start
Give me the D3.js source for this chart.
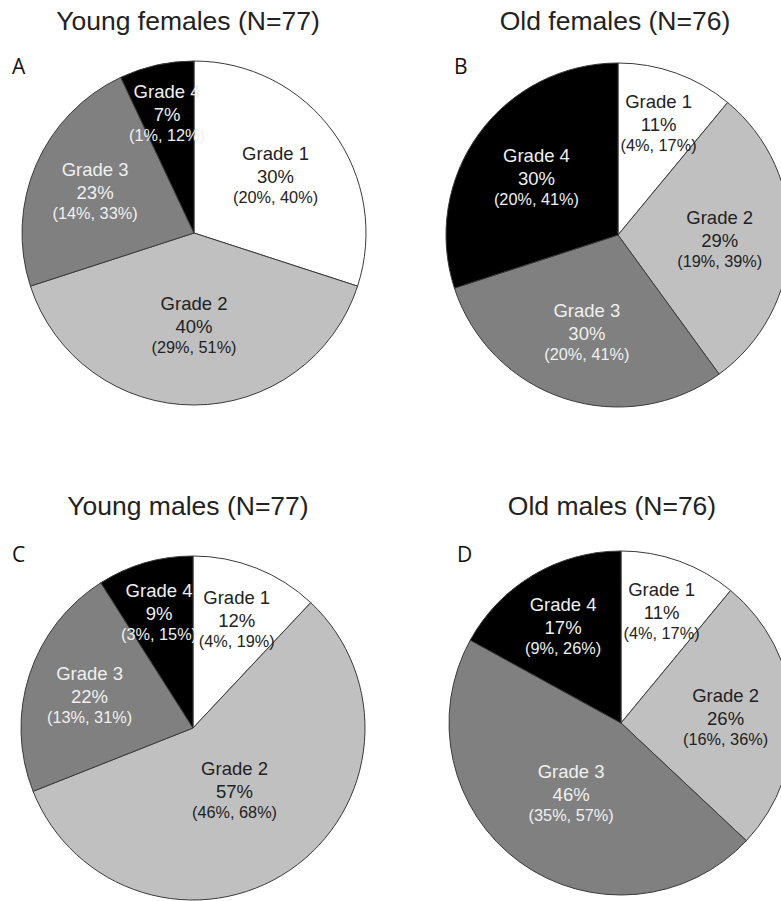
<!DOCTYPE html>
<html>
<head>
<meta charset="utf-8">
<script src="https://cdn.jsdelivr.net/npm/d3@7"></script>
<style>
  body { margin: 0; background: #fff; }
  .title { font-family: "Liberation Sans", Arial, sans-serif; font-size: 26.5px; fill: #222; }
  .letter { font-family: "Open Sans", sans-serif; font-size: 21px; fill: #111; }
  .lab { font-family: "Liberation Sans", Arial, sans-serif; font-size: 18.5px; }
  .lab .ci { font-size: 16.3px; }
</style>
</head>
<body>
<div id="chart"></div>
<script>
// grades go clockwise from 12 o'clock
const grades = ["Grade 1", "Grade 2", "Grade 3", "Grade 4"];
const gradeColors = ["#ffffff", "#c0c0c0", "#808080", "#000000"];
const labelColors = ["#222222", "#222222", "#f0f0f0", "#f0f0f0"];

const panelTitles = ["Young females (N=77)", "Old females (N=76)", "Young males (N=77)", "Old males (N=76)"];
const panelLetters = ["A", "B", "C", "D"];

const youngFemales = [30, 40, 23, 7];
const youngFemalesCI = [[20, 40], [29, 51], [14, 33], [1, 12]];
const oldFemales = [11, 29, 30, 30];
const oldFemalesCI = [[4, 17], [19, 39], [20, 41], [20, 41]];
const youngMales = [12, 57, 22, 9];
const youngMalesCI = [[4, 19], [46, 68], [13, 31], [3, 15]];
const oldMales = [11, 26, 46, 17];
const oldMalesCI = [[4, 17], [16, 36], [35, 57], [9, 26]];

const w = 781, h = 901;
const r = 172;

// where each panel sits on the page
const panels = [
  {values: youngFemales, ci: youngFemalesCI, cx: 194, cy: 233, tx: 188, ty: 30, lx: 12, ly: 74},
  {values: oldFemales, ci: oldFemalesCI, cx: 618, cy: 235, tx: 615, ty: 30, lx: 454, ly: 74},
  {values: youngMales, ci: youngMalesCI, cx: 193, cy: 728, tx: 188, ty: 515, lx: 12, ly: 562},
  {values: oldMales, ci: oldMalesCI, cx: 621, cy: 723, tx: 612, ty: 515, lx: 457, ly: 562}
];

const svg = d3.select('#chart')
    .append('svg')
    .attr('width', w)
    .attr('height', h);

const pie = d3.pie().sort(null).value(d => d.value);
const arc = d3.arc().innerRadius(0).outerRadius(r);

panels.forEach(function(p, k) {
  svg.append('text')
      .attr('class', 'title')
      .attr('x', p.tx)
      .attr('y', p.ty)
      .attr('text-anchor', 'middle')
      .text(panelTitles[k]);

  svg.append('text')
      .attr('class', 'letter')
      .attr('x', p.lx)
      .attr('y', p.ly)
      .text(panelLetters[k]);

  let data = p.values.map((v, i) => ({grade: grades[i], value: v, lo: p.ci[i][0], hi: p.ci[i][1], i: i}));
  let g = svg.append('g').attr('transform', 'translate(' + p.cx + ',' + p.cy + ')');

  g.selectAll('path')
      .data(pie(data))
      .enter()
      .append('path')
      .attr('d', arc)
      .attr('fill', d => gradeColors[d.data.i])
      .attr('stroke', '#3a3a3a')
      .attr('stroke-width', 1);

  // smaller slices get their label pushed further out
  let labels = g.selectAll('text.lab')
      .data(pie(data))
      .enter()
      .append('text')
      .attr('class', 'lab')
      .attr('text-anchor', 'middle')
      .attr('fill', d => labelColors[d.data.i])
      .attr('transform', function(d) {
        let lr = r * (0.76 - 0.0058 * d.data.value);
        let c = d3.arc().innerRadius(lr).outerRadius(lr).centroid(d);
        return 'translate(' + c[0] + ',' + c[1] + ')';
      });

  labels.append('tspan').attr('x', 0).attr('y', -14).text(d => d.data.grade);
  labels.append('tspan').attr('x', 0).attr('y', 9).text(d => d.data.value + '%');
  labels.append('tspan').attr('class', 'ci').attr('x', 0).attr('y', 29)
      .text(d => '(' + d.data.lo + '%, ' + d.data.hi + '%)');
});
</script>
</body>
</html>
end
- _STATED TASK_: Set down again, exactly, the lines of the material above from its first line to the one with "const r = 172;", inclusive. Leave the pictures out.

- _SOLUTION FOR THIS PROBLEM_:
Give me the D3.js source for this chart.
<!DOCTYPE html>
<html>
<head>
<meta charset="utf-8">
<script src="https://cdn.jsdelivr.net/npm/d3@7"></script>
<style>
  body { margin: 0; background: #fff; }
  .title { font-family: "Liberation Sans", Arial, sans-serif; font-size: 26.5px; fill: #222; }
  .letter { font-family: "Open Sans", sans-serif; font-size: 21px; fill: #111; }
  .lab { font-family: "Liberation Sans", Arial, sans-serif; font-size: 18.5px; }
  .lab .ci { font-size: 16.3px; }
</style>
</head>
<body>
<div id="chart"></div>
<script>
// grades go clockwise from 12 o'clock
const grades = ["Grade 1", "Grade 2", "Grade 3", "Grade 4"];
const gradeColors = ["#ffffff", "#c0c0c0", "#808080", "#000000"];
const labelColors = ["#222222", "#222222", "#f0f0f0", "#f0f0f0"];

const panelTitles = ["Young females (N=77)", "Old females (N=76)", "Young males (N=77)", "Old males (N=76)"];
const panelLetters = ["A", "B", "C", "D"];

const youngFemales = [30, 40, 23, 7];
const youngFemalesCI = [[20, 40], [29, 51], [14, 33], [1, 12]];
const oldFemales = [11, 29, 30, 30];
const oldFemalesCI = [[4, 17], [19, 39], [20, 41], [20, 41]];
const youngMales = [12, 57, 22, 9];
const youngMalesCI = [[4, 19], [46, 68], [13, 31], [3, 15]];
const oldMales = [11, 26, 46, 17];
const oldMalesCI = [[4, 17], [16, 36], [35, 57], [9, 26]];

const w = 781, h = 901;
const r = 172;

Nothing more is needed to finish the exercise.